:: Supplied data ::
[START]

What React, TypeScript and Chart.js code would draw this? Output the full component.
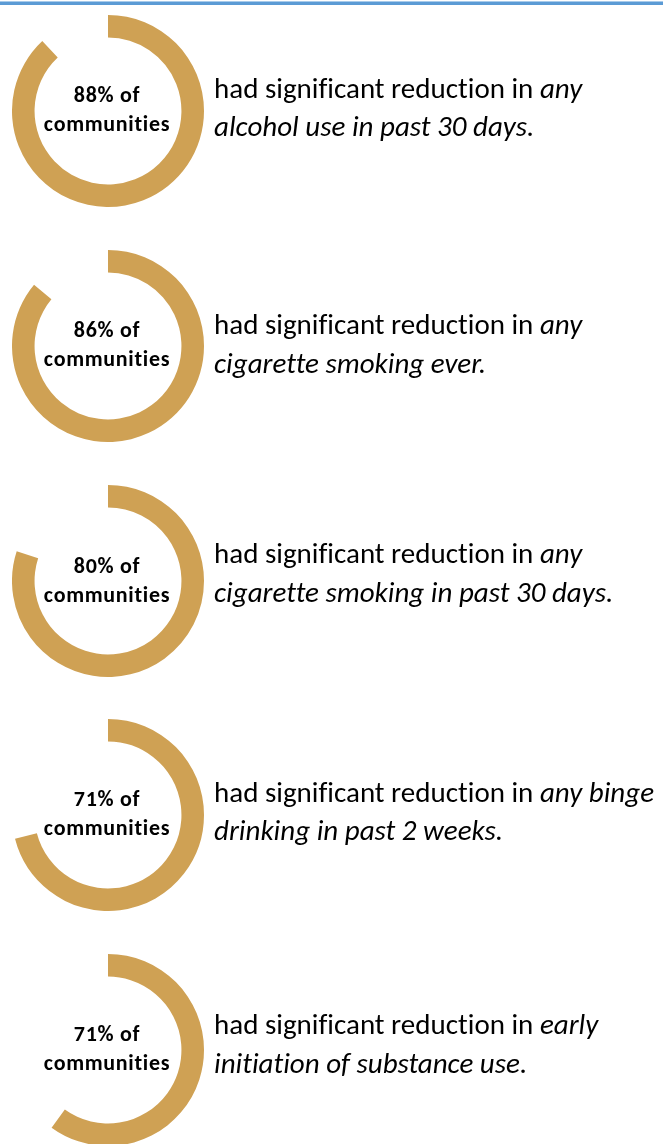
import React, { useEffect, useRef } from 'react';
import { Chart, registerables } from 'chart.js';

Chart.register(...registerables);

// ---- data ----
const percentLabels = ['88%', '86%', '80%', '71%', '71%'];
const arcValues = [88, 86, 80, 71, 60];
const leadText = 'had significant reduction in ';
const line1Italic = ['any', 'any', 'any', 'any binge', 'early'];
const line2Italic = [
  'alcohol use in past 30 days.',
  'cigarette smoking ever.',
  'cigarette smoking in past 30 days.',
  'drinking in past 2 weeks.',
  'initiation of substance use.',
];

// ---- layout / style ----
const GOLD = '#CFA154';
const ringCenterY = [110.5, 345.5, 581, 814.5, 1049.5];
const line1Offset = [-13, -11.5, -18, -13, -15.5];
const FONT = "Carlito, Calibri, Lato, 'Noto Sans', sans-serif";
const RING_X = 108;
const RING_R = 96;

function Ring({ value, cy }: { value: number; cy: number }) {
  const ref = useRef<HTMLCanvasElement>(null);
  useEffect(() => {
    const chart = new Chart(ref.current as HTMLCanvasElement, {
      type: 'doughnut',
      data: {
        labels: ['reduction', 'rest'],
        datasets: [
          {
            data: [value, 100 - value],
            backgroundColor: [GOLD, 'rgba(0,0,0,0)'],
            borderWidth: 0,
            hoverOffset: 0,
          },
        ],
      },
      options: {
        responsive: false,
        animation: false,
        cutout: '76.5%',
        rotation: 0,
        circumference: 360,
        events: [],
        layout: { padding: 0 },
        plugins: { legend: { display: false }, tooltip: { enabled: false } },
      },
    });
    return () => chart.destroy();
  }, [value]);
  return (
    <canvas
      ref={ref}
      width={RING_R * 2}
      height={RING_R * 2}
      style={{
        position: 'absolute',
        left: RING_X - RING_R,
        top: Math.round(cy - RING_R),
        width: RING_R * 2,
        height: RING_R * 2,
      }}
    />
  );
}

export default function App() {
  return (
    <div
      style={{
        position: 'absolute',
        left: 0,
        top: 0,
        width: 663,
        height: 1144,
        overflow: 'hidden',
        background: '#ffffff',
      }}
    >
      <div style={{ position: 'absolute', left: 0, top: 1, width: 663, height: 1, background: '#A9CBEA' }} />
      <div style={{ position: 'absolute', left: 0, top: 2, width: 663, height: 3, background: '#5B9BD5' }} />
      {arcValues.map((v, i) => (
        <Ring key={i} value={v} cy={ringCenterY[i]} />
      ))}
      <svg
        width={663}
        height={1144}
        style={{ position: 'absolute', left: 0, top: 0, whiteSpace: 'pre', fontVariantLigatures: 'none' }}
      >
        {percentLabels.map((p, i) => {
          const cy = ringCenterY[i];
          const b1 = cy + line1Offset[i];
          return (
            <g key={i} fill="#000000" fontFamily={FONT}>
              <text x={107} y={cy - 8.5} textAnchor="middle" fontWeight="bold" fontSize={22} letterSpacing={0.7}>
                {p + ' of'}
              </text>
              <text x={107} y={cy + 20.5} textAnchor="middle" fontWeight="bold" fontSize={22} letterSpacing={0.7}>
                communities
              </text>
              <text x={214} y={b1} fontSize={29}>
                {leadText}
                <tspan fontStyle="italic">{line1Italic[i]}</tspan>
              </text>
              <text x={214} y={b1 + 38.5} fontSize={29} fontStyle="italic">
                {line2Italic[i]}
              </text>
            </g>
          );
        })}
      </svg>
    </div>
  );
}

[END]

:: Exercise objective ::
Every line from the start of the listing above through the line with "Chart.register(...registerables);" should be repeated exactly; skip the pictures and add nothing else.

:: Answer to this task ::
What React, TypeScript and Chart.js code would draw this? Output the full component.
import React, { useEffect, useRef } from 'react';
import { Chart, registerables } from 'chart.js';

Chart.register(...registerables);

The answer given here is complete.